Taken together, the survey responses make a compelling case that being fantastically wealthy—especially when the wealth is inherited rather than earned—is not a great deal more fulfilling than being merely prosperous. Among other woes, the survey respondents report feeling that they have lost the right to complain about anything, for fear of sounding—or being—ungrateful. Those with children worry that their children will become trust-fund brats if their inheritances are too large—or will be forever resentful if those inheritances (or parts of them) are instead bequeathed to charity. The respondents also confide that they feel their outside relationships have been altered by, and have in some cases become contingent on, their wealth.

That’s what these people are trying to find out: Do I have what I want? Am I screwing my kids up? They have the quantity, now they have to figure out the quality of their wants. They don’t all say that—some are stuck way before that. But this is what’s going on, whether they realize it or not.
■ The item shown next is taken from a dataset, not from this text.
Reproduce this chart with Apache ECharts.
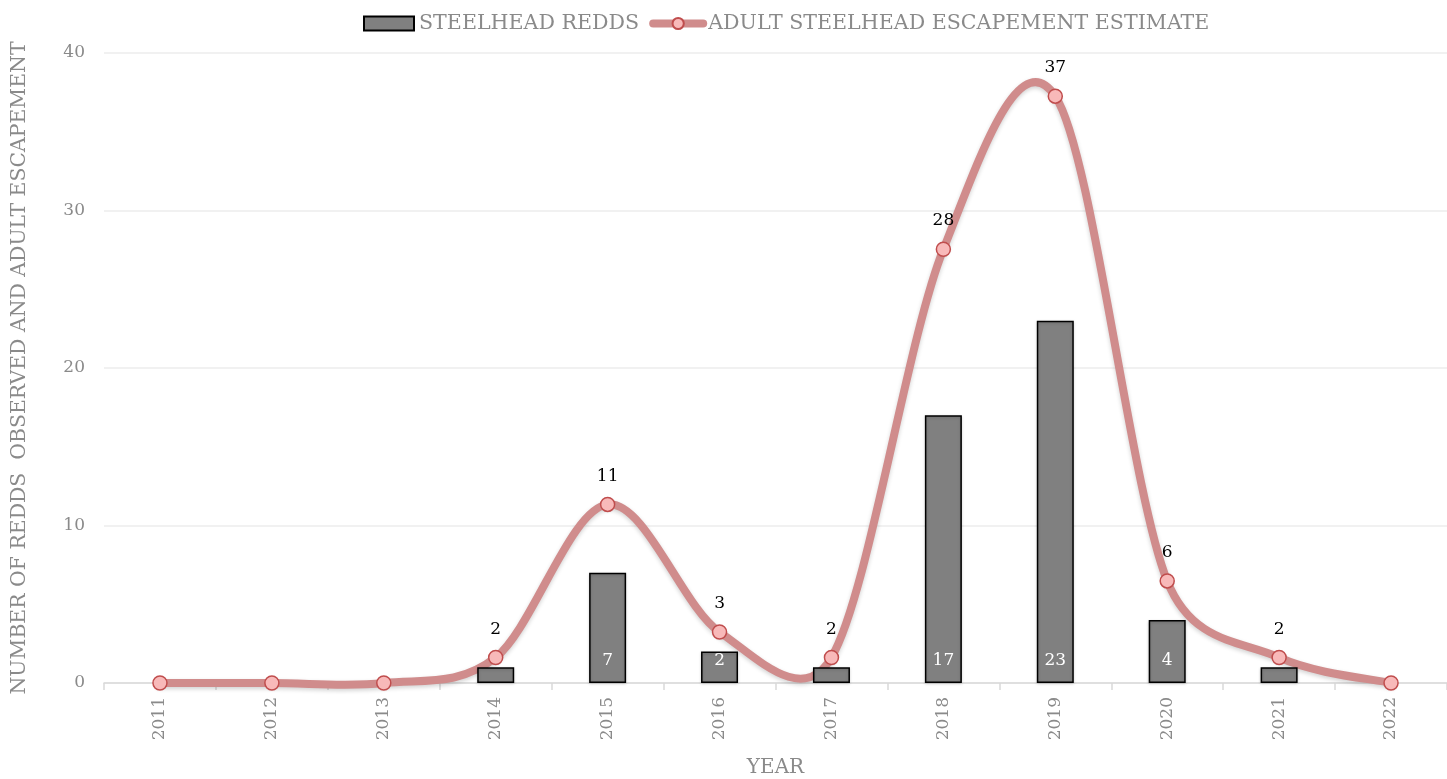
<!DOCTYPE html>
<html>
<head>
<meta charset="utf-8">
<script src="https://cdn.jsdelivr.net/npm/echarts@6/dist/echarts.min.js"></script>
<style>
html,body{margin:0;padding:0;background:#fff;}
#chart{width:1447px;height:779px;}
</style>
</head>
<body>
<div id="chart"></div>
<script>
const years = ['2011','2012','2013','2014','2015','2016','2017','2018','2019','2020','2021','2022'];
const redds = [0, 0, 0, 1, 7, 2, 1, 17, 23, 4, 1, 0];
const escapement = [0, 0, 0, 1.62, 11.34, 3.24, 1.62, 27.54, 37.26, 6.48, 1.62, 0];
const yTicks = [0, 10, 20, 30, 40];

const FONT = 'DejaVu Serif';
const LINE_COLOR = '#d08c8c';
const chart = echarts.init(document.getElementById('chart'));

// Spreadsheet-style smoothed line through the escapement points; positions come from the axes
function renderCurve(params, api) {
  const i = params.dataIndex;
  const n = escapement.length;
  if (i >= n - 1) return null;
  const pt = k => api.coord([k, escapement[k]]);
  const p1 = pt(i), p2 = pt(i + 1);
  const p0 = i > 0 ? pt(i - 1) : p1;
  const p3 = i + 2 < n ? pt(i + 2) : p2;
  const dist = (a, b) => Math.hypot(a[0] - b[0], a[1] - b[1]);
  const d02 = dist(p0, p2), d12 = dist(p1, p2), d13 = dist(p1, p3);
  let f0 = 1 / 6, f1 = 1 / 6;
  if (d02 / 6 >= d12 / 2 && d02 > 0) f0 = d12 / d02 / 2;
  if (d13 / 6 >= d12 / 2 && d13 > 0) f1 = d12 / d13 / 2;
  return {
    type: 'bezierCurve',
    shape: {
      x1: p1[0], y1: p1[1],
      cpx1: p1[0] + (p2[0] - p0[0]) * f0, cpy1: p1[1] + (p2[1] - p0[1]) * f0,
      cpx2: p2[0] - (p3[0] - p1[0]) * f1, cpy2: p2[1] - (p3[1] - p1[1]) * f1,
      x2: p2[0], y2: p2[1]
    },
    style: {
      stroke: LINE_COLOR,
      lineWidth: 8,
      fill: null,
      lineCap: 'round',
      shadowColor: 'rgba(0,0,0,0.18)',
      shadowBlur: 4,
      shadowOffsetY: 2
    },
    silent: true
  };
}

chart.setOption({
  animation: false,
  textStyle: { fontFamily: FONT },
  legend: {
    top: 8,
    left: 358,
    itemGap: 10,
    itemWidth: 50,
    itemHeight: 14,
    textStyle: { fontFamily: FONT, fontSize: 20.6, color: '#8a8a8a' },
    data: [
      { name: 'STEELHEAD REDDS', icon: 'rect' },
      {
        name: 'ADULT STEELHEAD ESCAPEMENT ESTIMATE',
        lineStyle: { color: LINE_COLOR, width: 8, opacity: 1, cap: 'round' }
      }
    ]
  },
  grid: { left: 104, right: 0, top: 53, bottom: 96, outerBoundsMode: 'none' },
  xAxis: {
    type: 'category',
    data: years,
    name: 'YEAR',
    nameLocation: 'middle',
    nameGap: 75,
    nameTextStyle: { fontFamily: FONT, fontSize: 20, color: '#8a8a8a' },
    axisLine: { lineStyle: { color: '#d9d9d9', width: 1.5 } },
    axisTick: { show: true, length: 7, lineStyle: { color: '#d9d9d9', width: 1.5 } },
    axisLabel: { rotate: 90, fontFamily: FONT, fontSize: 17, color: '#8a8a8a', margin: 14 }
  },
  yAxis: {
    type: 'value',
    min: yTicks[0],
    max: yTicks[yTicks.length - 1],
    interval: 10,
    name: 'NUMBER OF REDDS  OBSERVED AND ADULT ESCAPEMENT',
    nameLocation: 'middle',
    nameGap: 74,
    nameTextStyle: { fontFamily: FONT, fontSize: 20.4, color: '#8a8a8a' },
    axisLine: { show: false },
    axisTick: { show: false },
    splitLine: { lineStyle: { color: '#ececec', width: 1.5 } },
    axisLabel: { fontFamily: FONT, fontSize: 17, color: '#8a8a8a', margin: 19 }
  },
  series: [
    {
      name: 'STEELHEAD REDDS',
      type: 'bar',
      data: redds.map(v => (v === 0 ? '-' : v)),
      barWidth: 37,
      itemStyle: {
        color: '#808080',
        borderColor: '#000',
        borderWidth: 1.5,
        shadowColor: 'rgba(0,0,0,0.2)',
        shadowBlur: 3,
        shadowOffsetY: 1
      },
      label: {
        show: true,
        position: 'insideBottom',
        distance: 14,
        color: '#fff',
        fontFamily: FONT,
        fontSize: 17,
        formatter: p => (p.value ? p.value : '')
      }
    },
    {
      name: 'ADULT STEELHEAD ESCAPEMENT ESTIMATE_curve',
      type: 'custom',
      data: escapement.map((v, i) => [i, v]),
      renderItem: renderCurve,
      z: 2,
      silent: true,
      tooltip: { show: false }
    },
    {
      name: 'ADULT STEELHEAD ESCAPEMENT ESTIMATE',
      type: 'line',
      data: escapement,
      symbol: 'circle',
      symbolSize: 14,
      lineStyle: { color: LINE_COLOR, width: 8, opacity: 0 },
      itemStyle: {
        color: '#f8b9b9',
        borderColor: '#c04d4d',
        borderWidth: 1.5
      },
      label: {
        show: true,
        position: 'top',
        distance: 12,
        color: '#000',
        fontFamily: FONT,
        fontSize: 17,
        formatter: p => (p.value ? Math.round(p.value) : '')
      },
      z: 3
    }
  ]
});
</script>
</body>
</html>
Sometimes I think that the only people in this country who worry more about money than the poor are the very wealthy,” Kenny says. “They worry about losing it, they worry about how it’s invested, they worry about the effect it’s going to have. And as the zeroes increase, the dilemmas get bigger.

So the rich have problems, too. Don’t eat them, obviously. They are human, right? But as financial professionals you should see problem as opportunity. Keep reading…

Fear = Pain, Alleviate The Pain = Win For Advisor

 

As always, I strongly encourage you to read the sources that I so often quote in these posts, but let’s take a closer look at the #richpeopleproblems presented in the excerpt above. Notice how financial problems aren’t a main concern. If you read the entire article closely, there are only really two solid mentions of fiscal issues. The first is included in my excerpt, and is mentioned only in passing, “how’s it invested?” The second takes up a whole paragraph, but is a relatively simple “issue” (I can’t even call it a problem): Many of the super-rich (classified as having fortunes greater than $25 million) feel as if they won’t be “financially secure” until they have, on average, one quarter more wealth than they have currently. Keep in mind that the average fortune of the respondents is $78 million. What am I getting at? Your bread and butter–asset allocation–is not their main concern. It should be (both for the super-rich and the affluent) baseline. To land a super-rich client, you’re going to have to be more than just an advisor…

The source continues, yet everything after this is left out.